• **Given data**:
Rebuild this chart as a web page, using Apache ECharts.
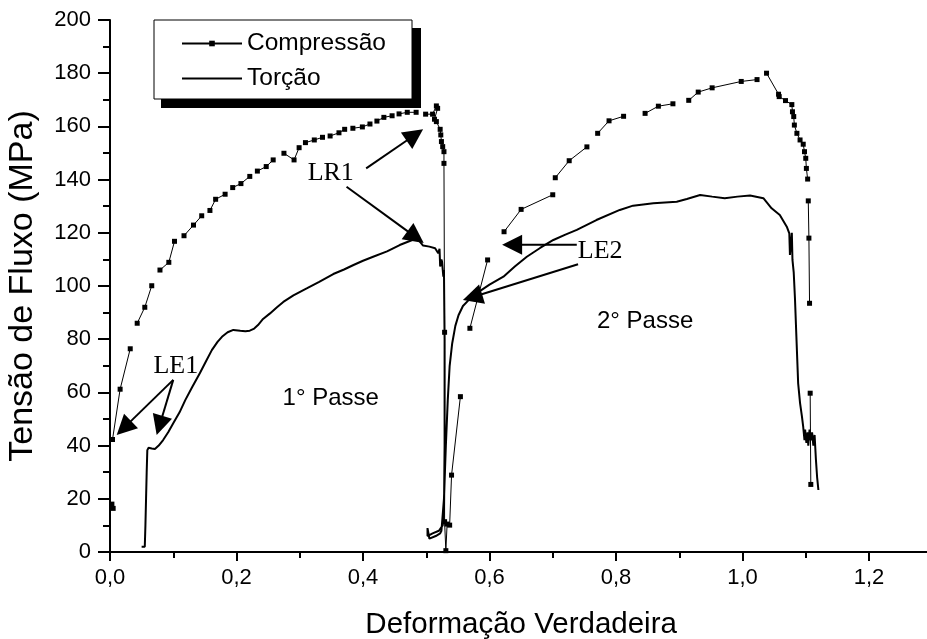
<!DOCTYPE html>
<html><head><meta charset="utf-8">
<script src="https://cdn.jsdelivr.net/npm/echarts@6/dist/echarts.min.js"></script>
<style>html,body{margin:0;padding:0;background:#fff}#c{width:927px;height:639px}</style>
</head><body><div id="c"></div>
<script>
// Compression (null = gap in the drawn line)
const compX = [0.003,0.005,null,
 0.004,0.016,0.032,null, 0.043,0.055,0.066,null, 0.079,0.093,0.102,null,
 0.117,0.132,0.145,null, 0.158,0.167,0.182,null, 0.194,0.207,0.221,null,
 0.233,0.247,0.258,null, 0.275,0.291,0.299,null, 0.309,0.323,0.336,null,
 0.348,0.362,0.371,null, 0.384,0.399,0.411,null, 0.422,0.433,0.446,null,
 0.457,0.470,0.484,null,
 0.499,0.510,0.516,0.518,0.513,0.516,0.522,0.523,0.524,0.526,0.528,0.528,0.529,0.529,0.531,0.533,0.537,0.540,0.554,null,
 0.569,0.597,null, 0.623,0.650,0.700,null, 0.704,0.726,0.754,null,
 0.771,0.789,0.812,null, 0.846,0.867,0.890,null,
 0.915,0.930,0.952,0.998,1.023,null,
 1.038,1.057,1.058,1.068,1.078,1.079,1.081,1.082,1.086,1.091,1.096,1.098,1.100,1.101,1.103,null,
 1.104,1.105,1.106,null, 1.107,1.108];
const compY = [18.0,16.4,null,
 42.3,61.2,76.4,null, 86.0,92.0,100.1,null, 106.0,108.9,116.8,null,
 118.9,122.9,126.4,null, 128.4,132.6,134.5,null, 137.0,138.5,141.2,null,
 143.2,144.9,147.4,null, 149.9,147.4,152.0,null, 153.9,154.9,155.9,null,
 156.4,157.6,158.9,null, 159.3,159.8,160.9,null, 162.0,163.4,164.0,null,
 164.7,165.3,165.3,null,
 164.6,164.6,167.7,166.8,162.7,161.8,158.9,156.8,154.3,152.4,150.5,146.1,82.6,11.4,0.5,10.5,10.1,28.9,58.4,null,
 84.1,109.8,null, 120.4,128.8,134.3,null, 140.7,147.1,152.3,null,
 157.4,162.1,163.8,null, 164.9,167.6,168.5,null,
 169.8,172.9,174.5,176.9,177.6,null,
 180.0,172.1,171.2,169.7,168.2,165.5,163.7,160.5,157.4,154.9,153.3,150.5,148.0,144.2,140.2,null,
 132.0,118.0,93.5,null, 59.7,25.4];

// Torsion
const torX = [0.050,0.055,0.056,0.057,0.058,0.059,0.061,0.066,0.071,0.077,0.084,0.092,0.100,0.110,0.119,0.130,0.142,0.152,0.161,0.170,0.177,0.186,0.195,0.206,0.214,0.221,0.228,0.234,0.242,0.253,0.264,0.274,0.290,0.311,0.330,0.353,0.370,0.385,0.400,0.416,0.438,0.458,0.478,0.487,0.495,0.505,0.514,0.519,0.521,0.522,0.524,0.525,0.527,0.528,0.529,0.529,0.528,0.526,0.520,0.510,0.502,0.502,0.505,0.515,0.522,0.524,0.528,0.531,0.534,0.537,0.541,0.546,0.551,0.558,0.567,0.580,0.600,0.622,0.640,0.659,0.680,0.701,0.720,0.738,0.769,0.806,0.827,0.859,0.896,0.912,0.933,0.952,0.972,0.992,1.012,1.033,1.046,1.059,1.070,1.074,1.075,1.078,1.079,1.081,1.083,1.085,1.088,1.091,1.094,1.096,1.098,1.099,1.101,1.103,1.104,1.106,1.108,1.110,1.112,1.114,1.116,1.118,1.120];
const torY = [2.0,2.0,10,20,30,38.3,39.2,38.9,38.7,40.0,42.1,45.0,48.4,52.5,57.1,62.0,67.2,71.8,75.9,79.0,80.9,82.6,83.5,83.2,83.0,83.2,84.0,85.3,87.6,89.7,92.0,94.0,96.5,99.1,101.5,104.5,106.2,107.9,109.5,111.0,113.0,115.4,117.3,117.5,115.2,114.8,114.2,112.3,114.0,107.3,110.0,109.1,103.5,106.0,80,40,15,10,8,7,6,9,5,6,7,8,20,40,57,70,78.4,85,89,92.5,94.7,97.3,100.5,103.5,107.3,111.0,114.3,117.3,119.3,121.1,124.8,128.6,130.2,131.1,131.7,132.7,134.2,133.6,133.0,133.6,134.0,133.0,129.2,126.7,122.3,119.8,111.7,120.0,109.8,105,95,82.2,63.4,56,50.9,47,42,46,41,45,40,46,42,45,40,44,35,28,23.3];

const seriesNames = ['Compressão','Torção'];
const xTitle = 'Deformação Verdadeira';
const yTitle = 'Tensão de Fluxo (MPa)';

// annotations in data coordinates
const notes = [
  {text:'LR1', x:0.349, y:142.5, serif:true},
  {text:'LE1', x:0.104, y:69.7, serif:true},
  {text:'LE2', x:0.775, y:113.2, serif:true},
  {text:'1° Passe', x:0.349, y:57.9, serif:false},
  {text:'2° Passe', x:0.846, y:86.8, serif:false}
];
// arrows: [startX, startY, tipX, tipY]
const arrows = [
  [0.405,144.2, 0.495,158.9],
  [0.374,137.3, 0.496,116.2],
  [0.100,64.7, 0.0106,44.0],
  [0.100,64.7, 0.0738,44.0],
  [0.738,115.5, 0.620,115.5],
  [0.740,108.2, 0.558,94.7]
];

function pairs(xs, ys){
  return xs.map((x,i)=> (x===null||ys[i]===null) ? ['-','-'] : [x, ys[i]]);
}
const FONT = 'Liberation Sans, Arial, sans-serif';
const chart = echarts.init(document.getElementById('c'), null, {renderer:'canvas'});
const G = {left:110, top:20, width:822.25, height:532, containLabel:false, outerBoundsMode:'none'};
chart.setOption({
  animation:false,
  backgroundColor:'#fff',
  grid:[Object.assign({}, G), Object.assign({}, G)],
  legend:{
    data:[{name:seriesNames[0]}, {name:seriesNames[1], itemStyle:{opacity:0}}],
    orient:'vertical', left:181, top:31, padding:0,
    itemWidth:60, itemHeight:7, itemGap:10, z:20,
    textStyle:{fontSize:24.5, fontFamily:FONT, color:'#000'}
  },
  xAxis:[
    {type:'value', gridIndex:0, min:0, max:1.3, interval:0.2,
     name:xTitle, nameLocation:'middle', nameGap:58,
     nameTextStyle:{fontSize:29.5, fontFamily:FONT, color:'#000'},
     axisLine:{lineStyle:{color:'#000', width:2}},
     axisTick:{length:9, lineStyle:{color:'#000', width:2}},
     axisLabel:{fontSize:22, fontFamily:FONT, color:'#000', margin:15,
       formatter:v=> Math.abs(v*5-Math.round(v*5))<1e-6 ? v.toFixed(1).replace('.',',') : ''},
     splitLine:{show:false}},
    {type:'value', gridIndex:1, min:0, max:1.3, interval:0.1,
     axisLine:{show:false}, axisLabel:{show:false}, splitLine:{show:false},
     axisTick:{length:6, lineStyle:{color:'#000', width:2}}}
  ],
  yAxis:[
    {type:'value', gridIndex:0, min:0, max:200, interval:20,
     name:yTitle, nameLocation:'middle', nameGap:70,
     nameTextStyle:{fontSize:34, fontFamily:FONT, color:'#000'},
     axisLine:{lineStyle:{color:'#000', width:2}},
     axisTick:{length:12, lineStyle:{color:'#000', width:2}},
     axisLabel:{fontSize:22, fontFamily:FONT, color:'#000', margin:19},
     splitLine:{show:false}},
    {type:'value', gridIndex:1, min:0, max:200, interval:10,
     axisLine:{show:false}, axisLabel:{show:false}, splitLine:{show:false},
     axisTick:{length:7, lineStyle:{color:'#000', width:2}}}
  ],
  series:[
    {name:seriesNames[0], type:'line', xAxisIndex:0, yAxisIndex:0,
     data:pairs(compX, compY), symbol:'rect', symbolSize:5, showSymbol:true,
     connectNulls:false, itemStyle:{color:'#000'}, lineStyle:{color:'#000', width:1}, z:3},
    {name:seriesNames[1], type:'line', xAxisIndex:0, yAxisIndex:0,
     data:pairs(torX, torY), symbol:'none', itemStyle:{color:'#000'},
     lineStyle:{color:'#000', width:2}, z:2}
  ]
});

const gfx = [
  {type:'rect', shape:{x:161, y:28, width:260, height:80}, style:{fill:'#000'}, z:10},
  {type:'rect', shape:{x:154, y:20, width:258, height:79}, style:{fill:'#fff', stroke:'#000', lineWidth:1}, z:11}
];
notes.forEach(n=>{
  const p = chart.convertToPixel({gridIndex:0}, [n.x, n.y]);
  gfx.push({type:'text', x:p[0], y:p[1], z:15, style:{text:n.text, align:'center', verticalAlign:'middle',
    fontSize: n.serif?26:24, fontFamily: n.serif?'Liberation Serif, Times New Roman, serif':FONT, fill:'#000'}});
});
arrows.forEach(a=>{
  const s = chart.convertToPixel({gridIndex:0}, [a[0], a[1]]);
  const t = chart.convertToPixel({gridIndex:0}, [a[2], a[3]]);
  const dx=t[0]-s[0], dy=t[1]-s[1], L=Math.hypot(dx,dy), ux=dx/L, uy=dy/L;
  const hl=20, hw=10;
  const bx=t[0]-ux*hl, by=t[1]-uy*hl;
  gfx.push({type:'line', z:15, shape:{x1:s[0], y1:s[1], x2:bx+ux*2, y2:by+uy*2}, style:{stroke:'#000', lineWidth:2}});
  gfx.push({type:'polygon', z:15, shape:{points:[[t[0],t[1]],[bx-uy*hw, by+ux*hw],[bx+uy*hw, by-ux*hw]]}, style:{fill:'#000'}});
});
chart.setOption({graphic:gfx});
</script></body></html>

• **What you should do**: Emit the lines of the material exactly, from its first line to the line containing "132.0,118.0,93.5,null, 59.7,25.4];", inclusive; leave every picture out.

• **Task result**:
Rebuild this chart as a web page, using Apache ECharts.
<!DOCTYPE html>
<html><head><meta charset="utf-8">
<script src="https://cdn.jsdelivr.net/npm/echarts@6/dist/echarts.min.js"></script>
<style>html,body{margin:0;padding:0;background:#fff}#c{width:927px;height:639px}</style>
</head><body><div id="c"></div>
<script>
// Compression (null = gap in the drawn line)
const compX = [0.003,0.005,null,
 0.004,0.016,0.032,null, 0.043,0.055,0.066,null, 0.079,0.093,0.102,null,
 0.117,0.132,0.145,null, 0.158,0.167,0.182,null, 0.194,0.207,0.221,null,
 0.233,0.247,0.258,null, 0.275,0.291,0.299,null, 0.309,0.323,0.336,null,
 0.348,0.362,0.371,null, 0.384,0.399,0.411,null, 0.422,0.433,0.446,null,
 0.457,0.470,0.484,null,
 0.499,0.510,0.516,0.518,0.513,0.516,0.522,0.523,0.524,0.526,0.528,0.528,0.529,0.529,0.531,0.533,0.537,0.540,0.554,null,
 0.569,0.597,null, 0.623,0.650,0.700,null, 0.704,0.726,0.754,null,
 0.771,0.789,0.812,null, 0.846,0.867,0.890,null,
 0.915,0.930,0.952,0.998,1.023,null,
 1.038,1.057,1.058,1.068,1.078,1.079,1.081,1.082,1.086,1.091,1.096,1.098,1.100,1.101,1.103,null,
 1.104,1.105,1.106,null, 1.107,1.108];
const compY = [18.0,16.4,null,
 42.3,61.2,76.4,null, 86.0,92.0,100.1,null, 106.0,108.9,116.8,null,
 118.9,122.9,126.4,null, 128.4,132.6,134.5,null, 137.0,138.5,141.2,null,
 143.2,144.9,147.4,null, 149.9,147.4,152.0,null, 153.9,154.9,155.9,null,
 156.4,157.6,158.9,null, 159.3,159.8,160.9,null, 162.0,163.4,164.0,null,
 164.7,165.3,165.3,null,
 164.6,164.6,167.7,166.8,162.7,161.8,158.9,156.8,154.3,152.4,150.5,146.1,82.6,11.4,0.5,10.5,10.1,28.9,58.4,null,
 84.1,109.8,null, 120.4,128.8,134.3,null, 140.7,147.1,152.3,null,
 157.4,162.1,163.8,null, 164.9,167.6,168.5,null,
 169.8,172.9,174.5,176.9,177.6,null,
 180.0,172.1,171.2,169.7,168.2,165.5,163.7,160.5,157.4,154.9,153.3,150.5,148.0,144.2,140.2,null,
 132.0,118.0,93.5,null, 59.7,25.4];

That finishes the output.